Note that the imputation model will only use data from the variables you pass to this function. If you pass only two variables, then only those two variables and nothing else will be used to fill in missing values. If there are other variables in your data that are strongly related to the variables to be imputed, they should be specified in to_impute, even if they have no missing data.

The data frame with missing values filled in for only the raking variables, leaving the original ones as they were.

library(dplyr)
# We can use dk_to_na to create new versions of variables where certain factor labels
# are recoded as missing, then impute those variables.
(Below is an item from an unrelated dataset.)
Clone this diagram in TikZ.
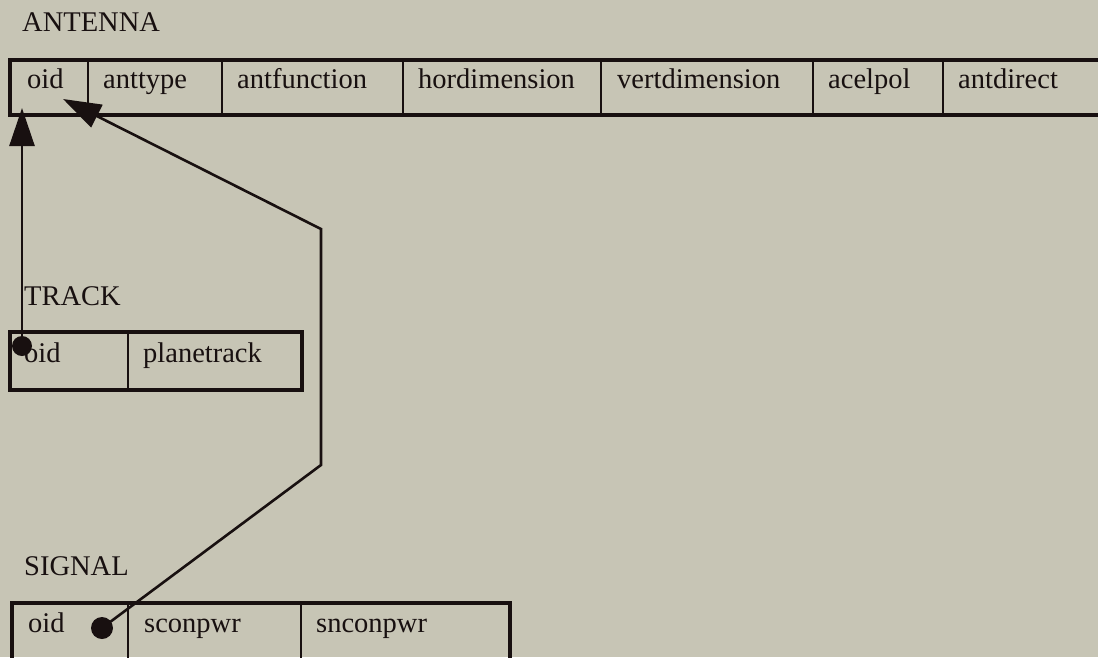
\documentclass[tikz,border=0pt]{standalone}
\usepackage{fontspec}
\setmainfont{Liberation Serif}
\usetikzlibrary{arrows.meta}
\definecolor{paper}{RGB}{199,197,181}
\definecolor{ink}{RGB}{24,16,16}

\begin{document}
\begin{tikzpicture}[x=1pt,y=-1pt,
  txt/.style={anchor=base west, inner sep=0pt, text=ink,
              font=\fontsize{28.5}{32}\selectfont},
  frame/.style={draw=ink, line width=3.5pt},
  sep/.style={draw=ink, line width=2.5pt},
  link/.style={draw=ink, line width=2.6pt},
  tip/.style={-{Triangle[length=38pt,width=25pt]}},
  dotmark/.style={circle, fill=ink, inner sep=0pt, minimum size=20pt}]

% canvas
\fill[paper] (0,0) rectangle (1098,657);
\useasboundingbox (0,0) rectangle (1098,657);
\clip (0,0) rectangle (1098,657);

% ---- ANTENNA relation ----
\node[txt] (antenna) at (22,31) {ANTENNA};
\draw[frame] (1110,60) -- (10,60) -- (10,115);
\draw[draw=ink, line width=4.5pt] (8.25,115) -- (1110,115);
\foreach \x in {88,222,403,601,813,943} \draw[sep] (\x,60) -- (\x,115);
\node[txt] (a-oid)  at (27,88)  {oid};
\node[txt] (a-type) at (103,88) {anttype};
\node[txt] (a-func) at (237,88) {antfunction};
\node[txt] (a-hor)  at (418,88) {hordimension};
\node[txt] (a-vert) at (617,88) {vertdimension};
\node[txt] (a-pol)  at (828,88) {acelpol};
\node[txt] (a-dir)  at (958,88) {antdirect};

% ---- TRACK relation ----
\node[txt] (track) at (24,305) {TRACK};
\draw[frame] (10,332) rectangle (302,390);
\draw[sep] (128,332) -- (128,390);
\node[txt] (t-oid)   at (24,362)  {oid};
\node[txt] (t-plane) at (143,362) {planetrack};

% ---- SIGNAL relation ----
\node[txt] (signal) at (24,575) {SIGNAL};
\draw[frame] (12,700) -- (12,603) -- (510,603) -- (510,700);
\draw[sep] (128,603) -- (128,700);
\draw[sep] (301,603) -- (301,700);
\node[txt] (s-oid)  at (28,632)  {oid};
\node[txt] (s-con)  at (144,632) {sconpwr};
\node[txt] (s-ncon) at (316,632) {snconpwr};

% ---- foreign keys ----
\node[dotmark] (tdot) at (22,346) {};
\coordinate (ttip) at (22,108);
\draw[link,tip] (tdot.center) -- (ttip);

\node[dotmark, minimum size=22pt] (sdot) at (102,628) {};
\coordinate (bend1) at (321,465);
\coordinate (bend2) at (321,229);
\coordinate (stip) at (63,99);
\draw[link,tip,line join=miter] (sdot.center) -- (bend1) -- (bend2) -- (stip);
\end{tikzpicture}
\end{document}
If the to_impute argument is not
# specified, the function will by default look for variables starting with "rk_".
dec13_excerpt_raking <- dec13_excerpt %>%
  mutate(rk_sex = sex,
         rk_recage = dk_to_na(recage, pattern = "DK/Ref"),
         rk_receduc = dk_to_na(receduc, pattern = "DK/Ref"),
         rk_racethn2 = dk_to_na(racethn2, pattern = "Ref")) %>%
  impute_vars(.)
# We can also pass specific variables to impute
# In this example, only q1 has missing data, but we want to fill in q1 based on values of
# age, education, gender and race/ethnicity, so we have to pass those variables in as well
dec13_excerpt_raking <- dec13_excerpt %>%
  mutate(q1 = dk_to_na(q1, pattern = "Refused")) %>%
  impute_vars(to_impute = c("q1", "recage", "receduc", "racethn2", "sex"))